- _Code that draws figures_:
══════════
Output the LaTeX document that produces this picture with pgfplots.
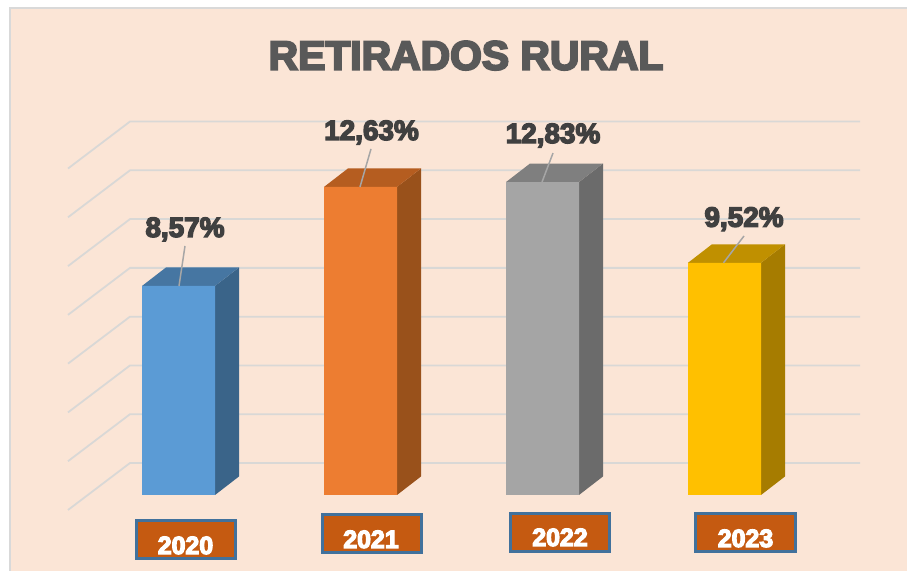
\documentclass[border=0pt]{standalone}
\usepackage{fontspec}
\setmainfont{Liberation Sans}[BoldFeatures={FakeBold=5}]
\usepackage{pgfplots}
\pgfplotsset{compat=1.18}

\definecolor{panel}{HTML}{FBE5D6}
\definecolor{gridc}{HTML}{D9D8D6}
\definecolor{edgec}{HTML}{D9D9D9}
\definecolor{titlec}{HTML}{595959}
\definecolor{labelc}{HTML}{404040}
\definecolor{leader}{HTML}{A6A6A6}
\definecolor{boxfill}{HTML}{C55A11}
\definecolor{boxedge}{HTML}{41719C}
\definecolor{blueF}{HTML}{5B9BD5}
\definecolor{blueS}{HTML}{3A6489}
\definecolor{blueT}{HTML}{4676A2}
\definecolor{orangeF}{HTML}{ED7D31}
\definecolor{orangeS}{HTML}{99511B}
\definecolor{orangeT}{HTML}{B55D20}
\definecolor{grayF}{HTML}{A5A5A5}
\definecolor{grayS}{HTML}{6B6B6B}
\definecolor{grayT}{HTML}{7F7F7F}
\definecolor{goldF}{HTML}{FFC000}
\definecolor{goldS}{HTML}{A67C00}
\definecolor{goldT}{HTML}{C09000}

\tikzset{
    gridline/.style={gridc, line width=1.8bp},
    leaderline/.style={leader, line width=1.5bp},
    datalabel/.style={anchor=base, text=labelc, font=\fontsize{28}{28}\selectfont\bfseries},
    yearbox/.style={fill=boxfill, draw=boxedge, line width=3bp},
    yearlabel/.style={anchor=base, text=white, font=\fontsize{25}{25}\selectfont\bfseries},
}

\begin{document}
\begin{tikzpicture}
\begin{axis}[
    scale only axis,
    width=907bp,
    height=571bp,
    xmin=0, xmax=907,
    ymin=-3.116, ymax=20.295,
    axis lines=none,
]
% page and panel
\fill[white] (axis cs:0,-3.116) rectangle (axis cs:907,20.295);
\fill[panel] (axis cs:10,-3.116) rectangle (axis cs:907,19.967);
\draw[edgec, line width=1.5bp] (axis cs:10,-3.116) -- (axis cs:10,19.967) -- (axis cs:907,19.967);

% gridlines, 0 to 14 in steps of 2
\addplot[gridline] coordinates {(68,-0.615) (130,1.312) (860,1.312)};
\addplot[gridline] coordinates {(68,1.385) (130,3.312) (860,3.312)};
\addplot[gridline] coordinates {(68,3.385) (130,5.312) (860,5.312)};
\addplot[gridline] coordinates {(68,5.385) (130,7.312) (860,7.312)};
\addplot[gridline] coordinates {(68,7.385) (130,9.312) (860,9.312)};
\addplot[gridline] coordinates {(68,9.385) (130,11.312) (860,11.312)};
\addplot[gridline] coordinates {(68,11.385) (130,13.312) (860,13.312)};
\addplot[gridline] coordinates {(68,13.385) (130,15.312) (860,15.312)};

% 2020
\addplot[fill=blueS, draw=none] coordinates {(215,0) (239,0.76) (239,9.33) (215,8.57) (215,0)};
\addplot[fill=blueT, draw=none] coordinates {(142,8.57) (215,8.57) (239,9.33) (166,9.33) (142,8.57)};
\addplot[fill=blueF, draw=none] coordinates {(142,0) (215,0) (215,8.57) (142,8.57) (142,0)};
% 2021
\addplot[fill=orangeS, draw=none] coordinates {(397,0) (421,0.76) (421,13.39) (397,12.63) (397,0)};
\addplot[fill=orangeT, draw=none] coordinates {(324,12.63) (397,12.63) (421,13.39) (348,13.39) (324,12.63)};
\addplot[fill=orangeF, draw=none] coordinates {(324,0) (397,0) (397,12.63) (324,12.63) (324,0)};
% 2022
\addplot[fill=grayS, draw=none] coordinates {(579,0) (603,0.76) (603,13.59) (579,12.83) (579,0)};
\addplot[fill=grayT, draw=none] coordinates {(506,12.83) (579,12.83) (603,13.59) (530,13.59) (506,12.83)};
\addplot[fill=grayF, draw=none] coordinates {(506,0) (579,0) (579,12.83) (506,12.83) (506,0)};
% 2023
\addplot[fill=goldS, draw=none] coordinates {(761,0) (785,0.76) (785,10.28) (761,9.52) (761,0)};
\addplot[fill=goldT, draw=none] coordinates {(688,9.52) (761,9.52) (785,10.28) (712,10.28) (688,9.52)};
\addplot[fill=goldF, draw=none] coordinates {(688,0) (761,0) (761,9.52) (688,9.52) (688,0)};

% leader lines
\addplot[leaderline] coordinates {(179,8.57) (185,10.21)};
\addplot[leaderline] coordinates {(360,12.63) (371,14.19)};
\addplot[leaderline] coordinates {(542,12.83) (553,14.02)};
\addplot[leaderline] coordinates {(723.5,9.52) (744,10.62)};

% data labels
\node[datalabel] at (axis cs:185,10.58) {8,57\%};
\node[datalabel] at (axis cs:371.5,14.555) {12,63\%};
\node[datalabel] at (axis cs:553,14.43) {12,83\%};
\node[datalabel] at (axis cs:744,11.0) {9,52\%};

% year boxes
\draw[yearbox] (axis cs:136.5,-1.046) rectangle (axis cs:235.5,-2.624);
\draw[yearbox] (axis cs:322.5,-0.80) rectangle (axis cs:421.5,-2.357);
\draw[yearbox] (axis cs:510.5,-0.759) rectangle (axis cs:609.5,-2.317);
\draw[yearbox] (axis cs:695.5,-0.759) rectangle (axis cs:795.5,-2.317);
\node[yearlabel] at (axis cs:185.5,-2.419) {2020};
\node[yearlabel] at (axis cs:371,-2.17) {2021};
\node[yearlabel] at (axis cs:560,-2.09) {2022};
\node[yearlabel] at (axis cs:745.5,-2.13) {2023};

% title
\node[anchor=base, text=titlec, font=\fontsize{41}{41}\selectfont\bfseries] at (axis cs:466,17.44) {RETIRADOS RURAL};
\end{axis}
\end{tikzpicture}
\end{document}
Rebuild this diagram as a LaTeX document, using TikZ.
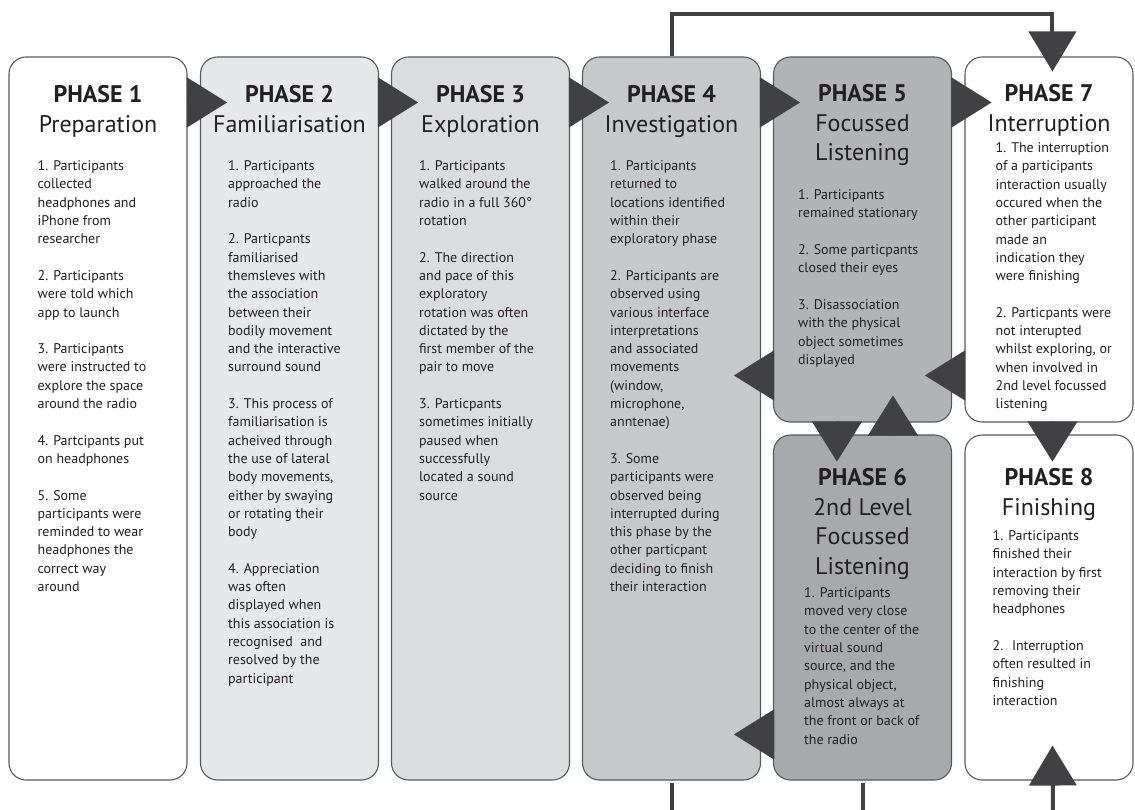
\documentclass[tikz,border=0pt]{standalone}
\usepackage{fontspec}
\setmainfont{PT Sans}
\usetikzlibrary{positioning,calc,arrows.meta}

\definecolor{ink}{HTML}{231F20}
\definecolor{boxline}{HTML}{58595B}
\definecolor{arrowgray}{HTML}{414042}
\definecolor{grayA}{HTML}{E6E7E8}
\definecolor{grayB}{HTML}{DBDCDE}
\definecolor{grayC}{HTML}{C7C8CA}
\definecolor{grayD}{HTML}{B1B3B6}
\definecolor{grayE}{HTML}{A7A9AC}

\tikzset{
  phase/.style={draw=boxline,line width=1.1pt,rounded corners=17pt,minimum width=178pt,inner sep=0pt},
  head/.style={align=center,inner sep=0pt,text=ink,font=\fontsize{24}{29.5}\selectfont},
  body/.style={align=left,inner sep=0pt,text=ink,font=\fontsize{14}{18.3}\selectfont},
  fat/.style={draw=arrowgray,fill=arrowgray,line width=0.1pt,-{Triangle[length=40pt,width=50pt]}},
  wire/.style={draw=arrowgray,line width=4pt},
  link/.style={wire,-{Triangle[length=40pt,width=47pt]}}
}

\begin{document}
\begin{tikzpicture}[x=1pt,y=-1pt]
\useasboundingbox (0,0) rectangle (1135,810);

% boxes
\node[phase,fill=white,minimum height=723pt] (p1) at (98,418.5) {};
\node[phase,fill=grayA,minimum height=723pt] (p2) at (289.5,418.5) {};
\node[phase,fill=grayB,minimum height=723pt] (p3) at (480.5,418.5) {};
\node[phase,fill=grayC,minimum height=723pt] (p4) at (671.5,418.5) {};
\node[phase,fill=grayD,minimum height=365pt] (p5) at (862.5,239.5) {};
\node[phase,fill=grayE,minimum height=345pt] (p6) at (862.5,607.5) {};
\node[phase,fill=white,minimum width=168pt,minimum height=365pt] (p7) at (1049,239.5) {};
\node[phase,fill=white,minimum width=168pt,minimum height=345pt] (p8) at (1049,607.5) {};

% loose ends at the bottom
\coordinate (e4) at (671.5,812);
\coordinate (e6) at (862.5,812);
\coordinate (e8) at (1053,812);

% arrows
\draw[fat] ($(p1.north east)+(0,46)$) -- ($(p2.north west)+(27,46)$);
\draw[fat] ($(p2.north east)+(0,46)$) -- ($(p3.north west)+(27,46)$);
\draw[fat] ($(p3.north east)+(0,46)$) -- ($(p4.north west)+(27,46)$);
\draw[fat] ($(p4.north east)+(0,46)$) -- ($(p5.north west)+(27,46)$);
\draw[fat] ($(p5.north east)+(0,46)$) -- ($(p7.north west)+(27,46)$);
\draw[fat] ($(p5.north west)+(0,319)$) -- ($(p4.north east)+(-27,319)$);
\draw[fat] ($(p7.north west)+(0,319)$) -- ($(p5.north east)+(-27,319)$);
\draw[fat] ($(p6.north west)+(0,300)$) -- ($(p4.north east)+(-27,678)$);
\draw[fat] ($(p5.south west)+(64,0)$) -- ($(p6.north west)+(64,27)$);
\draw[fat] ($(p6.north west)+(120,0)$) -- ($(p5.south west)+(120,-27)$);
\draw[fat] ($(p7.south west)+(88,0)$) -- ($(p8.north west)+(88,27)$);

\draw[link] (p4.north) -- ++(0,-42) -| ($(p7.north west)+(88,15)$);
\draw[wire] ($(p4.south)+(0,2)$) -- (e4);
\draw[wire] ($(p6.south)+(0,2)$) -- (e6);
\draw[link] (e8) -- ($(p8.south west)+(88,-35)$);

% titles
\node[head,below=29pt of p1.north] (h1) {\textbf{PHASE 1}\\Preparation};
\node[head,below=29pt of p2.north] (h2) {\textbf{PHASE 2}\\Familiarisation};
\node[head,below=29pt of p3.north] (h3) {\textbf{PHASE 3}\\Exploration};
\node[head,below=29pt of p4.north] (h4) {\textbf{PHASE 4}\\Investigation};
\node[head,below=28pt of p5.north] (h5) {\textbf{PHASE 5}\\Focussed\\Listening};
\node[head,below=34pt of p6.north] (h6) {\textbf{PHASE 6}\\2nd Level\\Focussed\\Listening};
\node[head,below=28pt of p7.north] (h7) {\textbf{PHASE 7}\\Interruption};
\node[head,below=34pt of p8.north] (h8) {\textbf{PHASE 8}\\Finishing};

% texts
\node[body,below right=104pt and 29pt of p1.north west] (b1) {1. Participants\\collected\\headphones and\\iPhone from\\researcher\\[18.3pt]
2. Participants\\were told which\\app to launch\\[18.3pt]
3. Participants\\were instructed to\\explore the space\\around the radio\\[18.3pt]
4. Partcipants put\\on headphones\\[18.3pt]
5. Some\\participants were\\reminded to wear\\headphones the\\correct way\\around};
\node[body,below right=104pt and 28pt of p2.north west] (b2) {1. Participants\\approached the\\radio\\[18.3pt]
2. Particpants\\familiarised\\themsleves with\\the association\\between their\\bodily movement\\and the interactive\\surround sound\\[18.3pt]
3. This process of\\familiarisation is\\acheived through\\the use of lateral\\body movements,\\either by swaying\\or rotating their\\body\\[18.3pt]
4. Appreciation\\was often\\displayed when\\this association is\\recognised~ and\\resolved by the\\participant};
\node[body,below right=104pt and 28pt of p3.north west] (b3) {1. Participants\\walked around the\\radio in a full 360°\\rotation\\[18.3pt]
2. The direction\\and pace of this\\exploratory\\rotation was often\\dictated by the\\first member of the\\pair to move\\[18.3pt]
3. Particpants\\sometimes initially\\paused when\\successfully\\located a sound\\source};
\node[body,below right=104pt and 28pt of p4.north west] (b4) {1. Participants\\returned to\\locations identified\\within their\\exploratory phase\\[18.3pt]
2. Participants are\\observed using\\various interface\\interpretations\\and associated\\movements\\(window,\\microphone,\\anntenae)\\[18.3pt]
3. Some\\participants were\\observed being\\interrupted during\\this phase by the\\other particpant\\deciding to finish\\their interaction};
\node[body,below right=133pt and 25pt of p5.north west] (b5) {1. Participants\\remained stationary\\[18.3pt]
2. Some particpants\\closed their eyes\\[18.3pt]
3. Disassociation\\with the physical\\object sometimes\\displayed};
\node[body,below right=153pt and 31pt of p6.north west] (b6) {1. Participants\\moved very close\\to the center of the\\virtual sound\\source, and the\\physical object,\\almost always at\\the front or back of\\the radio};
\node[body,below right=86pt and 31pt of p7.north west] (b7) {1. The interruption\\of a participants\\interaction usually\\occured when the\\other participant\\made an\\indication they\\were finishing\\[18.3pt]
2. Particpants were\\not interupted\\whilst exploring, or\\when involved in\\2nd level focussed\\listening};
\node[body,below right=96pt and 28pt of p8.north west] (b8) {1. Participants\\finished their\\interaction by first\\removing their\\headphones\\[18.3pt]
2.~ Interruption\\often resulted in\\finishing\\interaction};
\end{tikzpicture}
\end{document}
══════════
- _Exercise prompt_: Write out every line of the listing that holds the word "LaTeX".

- _The solution_:
Output the LaTeX document that produces this picture with pgfplots.
Rebuild this diagram as a LaTeX document, using TikZ.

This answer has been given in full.